(BRIEF):
Set aside the pictures and output only the lines from the one containing "Rebuild this chart" up to and including the one containing "var yTitle = 'turnover T-scores';".

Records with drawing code
—————
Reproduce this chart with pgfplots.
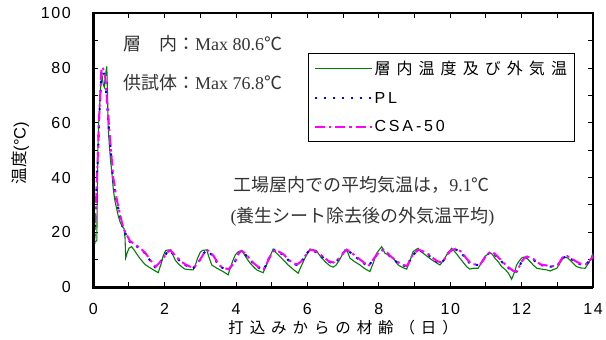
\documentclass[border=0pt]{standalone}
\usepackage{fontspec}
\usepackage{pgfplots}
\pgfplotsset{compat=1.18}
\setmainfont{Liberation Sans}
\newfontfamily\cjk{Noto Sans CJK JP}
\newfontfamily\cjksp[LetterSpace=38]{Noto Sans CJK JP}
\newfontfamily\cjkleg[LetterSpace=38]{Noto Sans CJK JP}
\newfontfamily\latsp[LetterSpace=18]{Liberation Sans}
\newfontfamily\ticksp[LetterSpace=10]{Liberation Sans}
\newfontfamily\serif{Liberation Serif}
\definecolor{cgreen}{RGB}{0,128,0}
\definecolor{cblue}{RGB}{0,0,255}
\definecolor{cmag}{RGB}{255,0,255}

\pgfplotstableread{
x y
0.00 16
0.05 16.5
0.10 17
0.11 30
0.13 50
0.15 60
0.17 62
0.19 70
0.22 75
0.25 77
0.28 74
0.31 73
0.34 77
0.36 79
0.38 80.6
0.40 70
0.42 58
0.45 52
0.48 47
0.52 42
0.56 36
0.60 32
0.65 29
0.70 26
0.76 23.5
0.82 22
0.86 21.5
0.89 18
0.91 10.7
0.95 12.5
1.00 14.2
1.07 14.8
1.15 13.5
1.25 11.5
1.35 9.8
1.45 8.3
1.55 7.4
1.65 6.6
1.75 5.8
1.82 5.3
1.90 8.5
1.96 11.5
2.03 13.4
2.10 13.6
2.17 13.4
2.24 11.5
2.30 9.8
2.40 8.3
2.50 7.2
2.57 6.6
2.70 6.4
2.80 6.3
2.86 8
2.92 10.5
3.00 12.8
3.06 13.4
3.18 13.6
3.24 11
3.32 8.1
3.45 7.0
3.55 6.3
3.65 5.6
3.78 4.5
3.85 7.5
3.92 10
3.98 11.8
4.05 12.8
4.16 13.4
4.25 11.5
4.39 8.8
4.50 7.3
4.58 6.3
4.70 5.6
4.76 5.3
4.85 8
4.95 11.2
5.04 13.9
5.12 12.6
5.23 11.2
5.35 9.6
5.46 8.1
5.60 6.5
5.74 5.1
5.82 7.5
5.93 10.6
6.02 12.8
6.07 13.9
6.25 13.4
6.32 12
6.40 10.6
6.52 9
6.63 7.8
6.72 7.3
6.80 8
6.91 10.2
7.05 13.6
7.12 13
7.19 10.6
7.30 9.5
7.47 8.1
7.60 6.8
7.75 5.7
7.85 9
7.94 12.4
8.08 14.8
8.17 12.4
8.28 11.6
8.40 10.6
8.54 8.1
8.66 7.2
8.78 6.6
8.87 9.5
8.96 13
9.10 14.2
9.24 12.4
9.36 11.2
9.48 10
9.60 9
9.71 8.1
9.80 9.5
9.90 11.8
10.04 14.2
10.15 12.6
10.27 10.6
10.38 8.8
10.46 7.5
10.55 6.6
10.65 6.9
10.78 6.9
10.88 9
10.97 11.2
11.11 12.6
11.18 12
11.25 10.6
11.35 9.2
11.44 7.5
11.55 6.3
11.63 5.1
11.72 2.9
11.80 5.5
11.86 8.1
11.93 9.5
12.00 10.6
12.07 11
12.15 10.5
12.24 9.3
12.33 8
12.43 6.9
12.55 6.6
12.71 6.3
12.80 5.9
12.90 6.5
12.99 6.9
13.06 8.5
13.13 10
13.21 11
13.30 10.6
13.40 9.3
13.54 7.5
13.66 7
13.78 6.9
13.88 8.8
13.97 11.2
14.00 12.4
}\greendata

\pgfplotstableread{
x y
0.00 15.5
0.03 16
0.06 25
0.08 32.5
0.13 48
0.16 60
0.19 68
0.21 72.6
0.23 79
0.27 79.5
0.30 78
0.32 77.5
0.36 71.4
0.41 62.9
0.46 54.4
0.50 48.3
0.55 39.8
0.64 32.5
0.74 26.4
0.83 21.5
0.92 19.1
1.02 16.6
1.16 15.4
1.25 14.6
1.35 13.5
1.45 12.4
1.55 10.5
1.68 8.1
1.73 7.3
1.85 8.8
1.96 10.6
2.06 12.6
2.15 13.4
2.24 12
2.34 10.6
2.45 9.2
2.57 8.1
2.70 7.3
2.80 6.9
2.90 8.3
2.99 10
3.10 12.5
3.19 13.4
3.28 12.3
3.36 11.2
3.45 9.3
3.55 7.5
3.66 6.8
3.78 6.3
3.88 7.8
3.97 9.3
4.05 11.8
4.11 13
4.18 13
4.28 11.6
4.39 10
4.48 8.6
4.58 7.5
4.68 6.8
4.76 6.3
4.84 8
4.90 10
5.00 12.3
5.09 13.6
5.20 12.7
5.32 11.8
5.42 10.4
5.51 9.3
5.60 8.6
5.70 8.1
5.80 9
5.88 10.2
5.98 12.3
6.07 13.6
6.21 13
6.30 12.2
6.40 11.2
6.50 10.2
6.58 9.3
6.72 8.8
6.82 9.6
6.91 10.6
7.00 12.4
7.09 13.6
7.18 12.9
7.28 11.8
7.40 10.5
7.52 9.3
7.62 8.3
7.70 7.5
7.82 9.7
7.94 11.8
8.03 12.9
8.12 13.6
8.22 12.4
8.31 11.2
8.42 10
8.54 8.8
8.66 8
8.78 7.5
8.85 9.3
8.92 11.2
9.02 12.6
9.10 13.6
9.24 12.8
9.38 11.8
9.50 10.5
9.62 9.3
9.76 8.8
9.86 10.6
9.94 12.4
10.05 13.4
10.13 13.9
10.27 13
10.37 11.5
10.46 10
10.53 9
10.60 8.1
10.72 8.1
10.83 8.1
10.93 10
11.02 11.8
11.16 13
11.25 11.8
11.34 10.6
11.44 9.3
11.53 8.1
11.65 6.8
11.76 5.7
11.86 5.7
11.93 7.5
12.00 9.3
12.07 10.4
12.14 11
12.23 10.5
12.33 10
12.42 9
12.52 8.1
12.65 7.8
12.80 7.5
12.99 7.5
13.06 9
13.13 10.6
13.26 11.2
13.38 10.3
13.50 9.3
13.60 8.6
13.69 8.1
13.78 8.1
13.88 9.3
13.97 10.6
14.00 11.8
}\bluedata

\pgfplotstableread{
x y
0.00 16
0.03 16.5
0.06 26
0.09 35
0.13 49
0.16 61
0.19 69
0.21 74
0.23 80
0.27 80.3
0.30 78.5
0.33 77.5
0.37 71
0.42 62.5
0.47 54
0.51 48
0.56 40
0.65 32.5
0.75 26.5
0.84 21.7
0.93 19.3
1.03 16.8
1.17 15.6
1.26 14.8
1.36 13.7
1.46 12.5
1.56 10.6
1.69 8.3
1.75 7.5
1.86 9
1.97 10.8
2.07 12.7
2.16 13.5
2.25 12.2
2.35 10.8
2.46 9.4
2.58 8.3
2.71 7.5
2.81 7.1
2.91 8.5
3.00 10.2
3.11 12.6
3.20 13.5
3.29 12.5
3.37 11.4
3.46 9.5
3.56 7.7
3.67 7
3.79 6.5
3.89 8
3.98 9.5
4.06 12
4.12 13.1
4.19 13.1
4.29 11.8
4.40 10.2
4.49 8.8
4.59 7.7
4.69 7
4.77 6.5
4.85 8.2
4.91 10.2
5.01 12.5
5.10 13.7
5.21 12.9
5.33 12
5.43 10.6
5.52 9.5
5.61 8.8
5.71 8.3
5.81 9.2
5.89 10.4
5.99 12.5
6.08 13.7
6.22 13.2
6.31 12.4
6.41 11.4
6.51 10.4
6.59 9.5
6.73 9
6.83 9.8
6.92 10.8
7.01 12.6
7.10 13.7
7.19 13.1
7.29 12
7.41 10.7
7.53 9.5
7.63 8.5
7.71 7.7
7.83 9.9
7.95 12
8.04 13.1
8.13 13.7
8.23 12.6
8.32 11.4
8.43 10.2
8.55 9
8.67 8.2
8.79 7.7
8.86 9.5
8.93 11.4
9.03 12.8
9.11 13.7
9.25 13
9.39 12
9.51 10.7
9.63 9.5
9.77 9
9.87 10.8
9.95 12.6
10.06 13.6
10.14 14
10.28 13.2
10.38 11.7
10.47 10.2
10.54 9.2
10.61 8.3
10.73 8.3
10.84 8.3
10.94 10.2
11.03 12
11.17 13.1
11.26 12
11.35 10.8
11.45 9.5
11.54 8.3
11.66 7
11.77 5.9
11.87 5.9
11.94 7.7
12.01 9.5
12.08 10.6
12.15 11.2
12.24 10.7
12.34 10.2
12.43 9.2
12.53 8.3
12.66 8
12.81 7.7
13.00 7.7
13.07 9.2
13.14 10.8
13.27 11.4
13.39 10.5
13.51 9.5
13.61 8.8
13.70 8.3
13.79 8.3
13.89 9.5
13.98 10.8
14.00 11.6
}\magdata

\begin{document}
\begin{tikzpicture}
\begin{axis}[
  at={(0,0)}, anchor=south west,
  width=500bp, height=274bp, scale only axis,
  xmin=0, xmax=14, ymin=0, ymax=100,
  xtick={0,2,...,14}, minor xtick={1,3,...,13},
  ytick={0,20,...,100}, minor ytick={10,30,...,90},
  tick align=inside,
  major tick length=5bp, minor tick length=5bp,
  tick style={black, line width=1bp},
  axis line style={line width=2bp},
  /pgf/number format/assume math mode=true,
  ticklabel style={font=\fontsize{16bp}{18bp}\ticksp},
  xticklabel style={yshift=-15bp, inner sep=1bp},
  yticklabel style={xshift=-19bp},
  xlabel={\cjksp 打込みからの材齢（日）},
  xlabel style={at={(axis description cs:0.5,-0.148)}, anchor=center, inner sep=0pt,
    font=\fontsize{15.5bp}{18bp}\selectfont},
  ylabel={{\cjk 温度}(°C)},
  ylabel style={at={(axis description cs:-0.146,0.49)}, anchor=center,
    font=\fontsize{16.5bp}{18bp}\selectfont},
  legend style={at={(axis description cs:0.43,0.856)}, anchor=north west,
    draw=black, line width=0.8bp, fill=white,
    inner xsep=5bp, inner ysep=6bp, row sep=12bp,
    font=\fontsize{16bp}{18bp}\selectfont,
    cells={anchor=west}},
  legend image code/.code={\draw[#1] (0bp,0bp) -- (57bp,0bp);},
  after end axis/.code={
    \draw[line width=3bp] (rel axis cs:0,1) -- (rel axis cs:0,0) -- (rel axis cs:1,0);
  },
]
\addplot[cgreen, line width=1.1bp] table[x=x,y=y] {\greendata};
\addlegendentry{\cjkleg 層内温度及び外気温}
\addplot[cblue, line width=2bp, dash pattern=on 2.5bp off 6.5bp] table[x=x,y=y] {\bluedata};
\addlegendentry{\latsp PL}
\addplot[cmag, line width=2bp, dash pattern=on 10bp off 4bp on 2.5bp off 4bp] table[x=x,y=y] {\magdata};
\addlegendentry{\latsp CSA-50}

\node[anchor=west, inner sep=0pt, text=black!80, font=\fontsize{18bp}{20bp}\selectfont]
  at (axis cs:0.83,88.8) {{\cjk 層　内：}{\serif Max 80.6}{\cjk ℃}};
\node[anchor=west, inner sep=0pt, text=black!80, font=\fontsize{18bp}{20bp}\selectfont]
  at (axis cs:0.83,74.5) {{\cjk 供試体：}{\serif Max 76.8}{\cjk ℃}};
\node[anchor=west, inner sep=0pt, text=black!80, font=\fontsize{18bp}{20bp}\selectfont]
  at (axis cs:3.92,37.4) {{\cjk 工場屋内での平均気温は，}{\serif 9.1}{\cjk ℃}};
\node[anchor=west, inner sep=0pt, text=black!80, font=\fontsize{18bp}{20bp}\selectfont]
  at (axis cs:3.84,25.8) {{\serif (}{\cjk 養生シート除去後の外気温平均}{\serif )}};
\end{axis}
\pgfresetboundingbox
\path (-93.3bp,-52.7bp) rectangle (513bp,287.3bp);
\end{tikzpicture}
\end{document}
—————
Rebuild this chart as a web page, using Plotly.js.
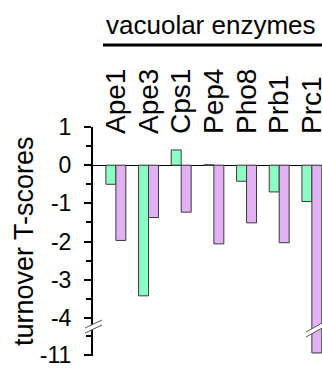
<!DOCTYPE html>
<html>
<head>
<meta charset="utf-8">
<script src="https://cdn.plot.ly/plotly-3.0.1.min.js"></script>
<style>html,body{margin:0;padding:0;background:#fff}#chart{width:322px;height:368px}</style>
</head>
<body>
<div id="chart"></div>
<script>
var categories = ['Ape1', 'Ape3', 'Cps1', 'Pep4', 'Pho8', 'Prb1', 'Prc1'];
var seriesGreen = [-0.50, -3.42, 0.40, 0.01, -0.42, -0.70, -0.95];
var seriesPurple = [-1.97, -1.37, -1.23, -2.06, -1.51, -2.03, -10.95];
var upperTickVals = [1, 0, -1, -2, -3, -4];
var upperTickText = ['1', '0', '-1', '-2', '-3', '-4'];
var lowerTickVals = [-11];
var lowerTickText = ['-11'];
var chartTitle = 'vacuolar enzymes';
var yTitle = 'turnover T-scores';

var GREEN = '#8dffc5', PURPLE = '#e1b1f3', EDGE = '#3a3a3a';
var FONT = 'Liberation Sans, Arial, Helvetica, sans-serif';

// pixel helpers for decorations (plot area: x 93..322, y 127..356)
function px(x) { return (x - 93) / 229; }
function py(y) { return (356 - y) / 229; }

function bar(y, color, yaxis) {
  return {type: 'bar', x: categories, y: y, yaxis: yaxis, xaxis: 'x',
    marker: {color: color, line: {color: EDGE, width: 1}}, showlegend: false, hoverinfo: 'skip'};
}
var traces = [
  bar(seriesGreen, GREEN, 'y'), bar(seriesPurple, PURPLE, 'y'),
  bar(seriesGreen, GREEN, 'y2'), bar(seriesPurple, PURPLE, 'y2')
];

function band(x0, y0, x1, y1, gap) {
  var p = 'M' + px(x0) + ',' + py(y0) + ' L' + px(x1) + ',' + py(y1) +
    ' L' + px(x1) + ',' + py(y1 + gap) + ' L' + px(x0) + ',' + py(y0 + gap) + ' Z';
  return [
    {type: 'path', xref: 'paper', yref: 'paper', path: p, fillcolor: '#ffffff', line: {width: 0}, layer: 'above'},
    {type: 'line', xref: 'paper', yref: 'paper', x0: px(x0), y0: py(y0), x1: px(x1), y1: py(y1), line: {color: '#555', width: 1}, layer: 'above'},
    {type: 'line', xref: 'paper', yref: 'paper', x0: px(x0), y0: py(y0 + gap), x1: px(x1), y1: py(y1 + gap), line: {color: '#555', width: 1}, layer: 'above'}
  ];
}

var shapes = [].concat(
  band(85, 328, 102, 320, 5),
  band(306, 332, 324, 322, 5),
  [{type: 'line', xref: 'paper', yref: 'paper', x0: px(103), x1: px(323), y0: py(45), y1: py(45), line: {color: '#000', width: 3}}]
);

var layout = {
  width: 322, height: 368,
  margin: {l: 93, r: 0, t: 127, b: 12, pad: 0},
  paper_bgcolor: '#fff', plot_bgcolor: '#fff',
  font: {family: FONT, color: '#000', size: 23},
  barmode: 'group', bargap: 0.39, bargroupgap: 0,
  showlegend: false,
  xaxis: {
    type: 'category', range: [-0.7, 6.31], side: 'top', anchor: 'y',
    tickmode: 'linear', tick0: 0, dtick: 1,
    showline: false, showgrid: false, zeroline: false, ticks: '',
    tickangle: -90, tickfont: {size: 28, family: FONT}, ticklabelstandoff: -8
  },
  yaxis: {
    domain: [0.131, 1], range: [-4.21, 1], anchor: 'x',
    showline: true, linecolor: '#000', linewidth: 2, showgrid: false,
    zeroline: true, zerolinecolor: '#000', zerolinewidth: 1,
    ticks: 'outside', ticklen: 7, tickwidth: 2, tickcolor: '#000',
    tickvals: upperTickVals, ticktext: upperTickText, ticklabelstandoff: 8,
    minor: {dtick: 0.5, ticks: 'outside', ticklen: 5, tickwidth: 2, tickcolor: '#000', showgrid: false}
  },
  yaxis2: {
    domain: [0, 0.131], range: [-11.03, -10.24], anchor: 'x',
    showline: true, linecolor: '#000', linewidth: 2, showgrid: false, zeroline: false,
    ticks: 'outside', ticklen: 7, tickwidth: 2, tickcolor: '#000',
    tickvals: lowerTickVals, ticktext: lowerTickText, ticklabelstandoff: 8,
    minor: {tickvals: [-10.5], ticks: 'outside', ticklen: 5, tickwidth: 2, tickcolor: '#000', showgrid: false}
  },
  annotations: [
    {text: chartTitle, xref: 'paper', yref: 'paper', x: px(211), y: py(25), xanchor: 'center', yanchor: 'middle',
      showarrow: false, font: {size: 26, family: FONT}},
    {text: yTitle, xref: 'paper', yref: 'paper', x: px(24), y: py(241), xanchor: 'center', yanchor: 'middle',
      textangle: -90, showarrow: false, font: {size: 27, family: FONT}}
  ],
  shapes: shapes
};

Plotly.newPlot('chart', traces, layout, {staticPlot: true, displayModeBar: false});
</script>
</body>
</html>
—————
(CORRECT OUTPUT):
Rebuild this chart as a web page, using Plotly.js.
<!DOCTYPE html>
<html>
<head>
<meta charset="utf-8">
<script src="https://cdn.plot.ly/plotly-3.0.1.min.js"></script>
<style>html,body{margin:0;padding:0;background:#fff}#chart{width:322px;height:368px}</style>
</head>
<body>
<div id="chart"></div>
<script>
var categories = ['Ape1', 'Ape3', 'Cps1', 'Pep4', 'Pho8', 'Prb1', 'Prc1'];
var seriesGreen = [-0.50, -3.42, 0.40, 0.01, -0.42, -0.70, -0.95];
var seriesPurple = [-1.97, -1.37, -1.23, -2.06, -1.51, -2.03, -10.95];
var upperTickVals = [1, 0, -1, -2, -3, -4];
var upperTickText = ['1', '0', '-1', '-2', '-3', '-4'];
var lowerTickVals = [-11];
var lowerTickText = ['-11'];
var chartTitle = 'vacuolar enzymes';
var yTitle = 'turnover T-scores';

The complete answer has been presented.